### Short exercise
Reproduce the material in full, exactly as written.

### Source data
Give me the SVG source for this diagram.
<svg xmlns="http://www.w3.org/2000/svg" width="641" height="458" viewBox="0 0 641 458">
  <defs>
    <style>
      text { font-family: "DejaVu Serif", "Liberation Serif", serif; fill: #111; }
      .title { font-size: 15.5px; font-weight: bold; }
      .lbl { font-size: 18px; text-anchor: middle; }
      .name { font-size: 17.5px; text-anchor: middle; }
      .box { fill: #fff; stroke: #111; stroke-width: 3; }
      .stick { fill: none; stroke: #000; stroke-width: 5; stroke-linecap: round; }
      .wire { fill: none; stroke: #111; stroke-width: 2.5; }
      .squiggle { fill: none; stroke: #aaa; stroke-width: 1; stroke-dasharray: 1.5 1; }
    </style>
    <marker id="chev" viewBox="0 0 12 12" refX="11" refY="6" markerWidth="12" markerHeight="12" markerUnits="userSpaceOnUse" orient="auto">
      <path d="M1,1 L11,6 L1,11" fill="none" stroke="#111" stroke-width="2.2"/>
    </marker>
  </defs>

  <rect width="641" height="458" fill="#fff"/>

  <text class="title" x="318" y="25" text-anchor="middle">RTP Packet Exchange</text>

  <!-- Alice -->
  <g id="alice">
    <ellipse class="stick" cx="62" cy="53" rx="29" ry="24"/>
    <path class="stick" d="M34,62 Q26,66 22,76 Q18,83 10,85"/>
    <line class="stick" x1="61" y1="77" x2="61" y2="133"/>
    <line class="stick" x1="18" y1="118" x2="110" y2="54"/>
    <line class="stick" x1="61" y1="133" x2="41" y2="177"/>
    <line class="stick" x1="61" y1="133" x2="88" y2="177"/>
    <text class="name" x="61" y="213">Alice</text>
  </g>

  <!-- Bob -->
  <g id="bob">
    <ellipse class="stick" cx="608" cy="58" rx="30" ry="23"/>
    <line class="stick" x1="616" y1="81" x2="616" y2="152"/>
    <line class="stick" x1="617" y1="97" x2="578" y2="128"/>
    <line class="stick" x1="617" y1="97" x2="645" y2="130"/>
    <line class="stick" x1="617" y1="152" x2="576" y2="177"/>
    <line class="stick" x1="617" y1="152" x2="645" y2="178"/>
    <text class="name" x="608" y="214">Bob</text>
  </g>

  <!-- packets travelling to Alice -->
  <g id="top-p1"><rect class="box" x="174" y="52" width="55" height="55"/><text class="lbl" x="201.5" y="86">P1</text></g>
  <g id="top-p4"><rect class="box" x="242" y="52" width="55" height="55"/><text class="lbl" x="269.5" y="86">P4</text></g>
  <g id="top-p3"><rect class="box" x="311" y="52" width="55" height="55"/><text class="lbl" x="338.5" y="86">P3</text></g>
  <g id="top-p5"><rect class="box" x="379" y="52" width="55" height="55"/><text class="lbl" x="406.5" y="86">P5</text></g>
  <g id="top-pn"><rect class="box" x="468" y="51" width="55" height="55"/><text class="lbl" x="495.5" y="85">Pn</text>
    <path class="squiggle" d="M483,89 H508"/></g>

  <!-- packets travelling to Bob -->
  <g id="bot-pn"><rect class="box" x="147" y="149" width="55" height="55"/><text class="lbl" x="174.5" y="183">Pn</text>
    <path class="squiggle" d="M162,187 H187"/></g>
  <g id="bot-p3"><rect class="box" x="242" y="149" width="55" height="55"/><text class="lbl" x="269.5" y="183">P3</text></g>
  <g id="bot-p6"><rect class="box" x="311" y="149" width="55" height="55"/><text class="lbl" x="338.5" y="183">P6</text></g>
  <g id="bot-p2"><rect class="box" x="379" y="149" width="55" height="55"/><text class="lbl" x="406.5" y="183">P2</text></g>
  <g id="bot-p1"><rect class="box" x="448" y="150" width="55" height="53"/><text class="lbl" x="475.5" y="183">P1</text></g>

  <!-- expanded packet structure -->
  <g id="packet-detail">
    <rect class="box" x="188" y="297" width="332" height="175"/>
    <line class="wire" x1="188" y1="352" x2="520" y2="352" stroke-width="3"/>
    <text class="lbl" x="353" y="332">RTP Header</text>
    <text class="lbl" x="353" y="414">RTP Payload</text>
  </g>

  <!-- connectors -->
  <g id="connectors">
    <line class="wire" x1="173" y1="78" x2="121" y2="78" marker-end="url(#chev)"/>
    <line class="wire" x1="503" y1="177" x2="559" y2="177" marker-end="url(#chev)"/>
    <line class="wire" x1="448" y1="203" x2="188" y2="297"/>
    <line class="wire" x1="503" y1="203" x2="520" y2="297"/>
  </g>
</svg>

### Final result
Give me the SVG source for this diagram.
<svg xmlns="http://www.w3.org/2000/svg" width="641" height="458" viewBox="0 0 641 458">
  <defs>
    <style>
      text { font-family: "DejaVu Serif", "Liberation Serif", serif; fill: #111; }
      .title { font-size: 15.5px; font-weight: bold; }
      .lbl { font-size: 18px; text-anchor: middle; }
      .name { font-size: 17.5px; text-anchor: middle; }
      .box { fill: #fff; stroke: #111; stroke-width: 3; }
      .stick { fill: none; stroke: #000; stroke-width: 5; stroke-linecap: round; }
      .wire { fill: none; stroke: #111; stroke-width: 2.5; }
      .squiggle { fill: none; stroke: #aaa; stroke-width: 1; stroke-dasharray: 1.5 1; }
    </style>
    <marker id="chev" viewBox="0 0 12 12" refX="11" refY="6" markerWidth="12" markerHeight="12" markerUnits="userSpaceOnUse" orient="auto">
      <path d="M1,1 L11,6 L1,11" fill="none" stroke="#111" stroke-width="2.2"/>
    </marker>
  </defs>

  <rect width="641" height="458" fill="#fff"/>

  <text class="title" x="318" y="25" text-anchor="middle">RTP Packet Exchange</text>

  <!-- Alice -->
  <g id="alice">
    <ellipse class="stick" cx="62" cy="53" rx="29" ry="24"/>
    <path class="stick" d="M34,62 Q26,66 22,76 Q18,83 10,85"/>
    <line class="stick" x1="61" y1="77" x2="61" y2="133"/>
    <line class="stick" x1="18" y1="118" x2="110" y2="54"/>
    <line class="stick" x1="61" y1="133" x2="41" y2="177"/>
    <line class="stick" x1="61" y1="133" x2="88" y2="177"/>
    <text class="name" x="61" y="213">Alice</text>
  </g>

  <!-- Bob -->
  <g id="bob">
    <ellipse class="stick" cx="608" cy="58" rx="30" ry="23"/>
    <line class="stick" x1="616" y1="81" x2="616" y2="152"/>
    <line class="stick" x1="617" y1="97" x2="578" y2="128"/>
    <line class="stick" x1="617" y1="97" x2="645" y2="130"/>
    <line class="stick" x1="617" y1="152" x2="576" y2="177"/>
    <line class="stick" x1="617" y1="152" x2="645" y2="178"/>
    <text class="name" x="608" y="214">Bob</text>
  </g>

  <!-- packets travelling to Alice -->
  <g id="top-p1"><rect class="box" x="174" y="52" width="55" height="55"/><text class="lbl" x="201.5" y="86">P1</text></g>
  <g id="top-p4"><rect class="box" x="242" y="52" width="55" height="55"/><text class="lbl" x="269.5" y="86">P4</text></g>
  <g id="top-p3"><rect class="box" x="311" y="52" width="55" height="55"/><text class="lbl" x="338.5" y="86">P3</text></g>
  <g id="top-p5"><rect class="box" x="379" y="52" width="55" height="55"/><text class="lbl" x="406.5" y="86">P5</text></g>
  <g id="top-pn"><rect class="box" x="468" y="51" width="55" height="55"/><text class="lbl" x="495.5" y="85">Pn</text>
    <path class="squiggle" d="M483,89 H508"/></g>

  <!-- packets travelling to Bob -->
  <g id="bot-pn"><rect class="box" x="147" y="149" width="55" height="55"/><text class="lbl" x="174.5" y="183">Pn</text>
    <path class="squiggle" d="M162,187 H187"/></g>
  <g id="bot-p3"><rect class="box" x="242" y="149" width="55" height="55"/><text class="lbl" x="269.5" y="183">P3</text></g>
  <g id="bot-p6"><rect class="box" x="311" y="149" width="55" height="55"/><text class="lbl" x="338.5" y="183">P6</text></g>
  <g id="bot-p2"><rect class="box" x="379" y="149" width="55" height="55"/><text class="lbl" x="406.5" y="183">P2</text></g>
  <g id="bot-p1"><rect class="box" x="448" y="150" width="55" height="53"/><text class="lbl" x="475.5" y="183">P1</text></g>

  <!-- expanded packet structure -->
  <g id="packet-detail">
    <rect class="box" x="188" y="297" width="332" height="175"/>
    <line class="wire" x1="188" y1="352" x2="520" y2="352" stroke-width="3"/>
    <text class="lbl" x="353" y="332">RTP Header</text>
    <text class="lbl" x="353" y="414">RTP Payload</text>
  </g>

  <!-- connectors -->
  <g id="connectors">
    <line class="wire" x1="173" y1="78" x2="121" y2="78" marker-end="url(#chev)"/>
    <line class="wire" x1="503" y1="177" x2="559" y2="177" marker-end="url(#chev)"/>
    <line class="wire" x1="448" y1="203" x2="188" y2="297"/>
    <line class="wire" x1="503" y1="203" x2="520" y2="297"/>
  </g>
</svg>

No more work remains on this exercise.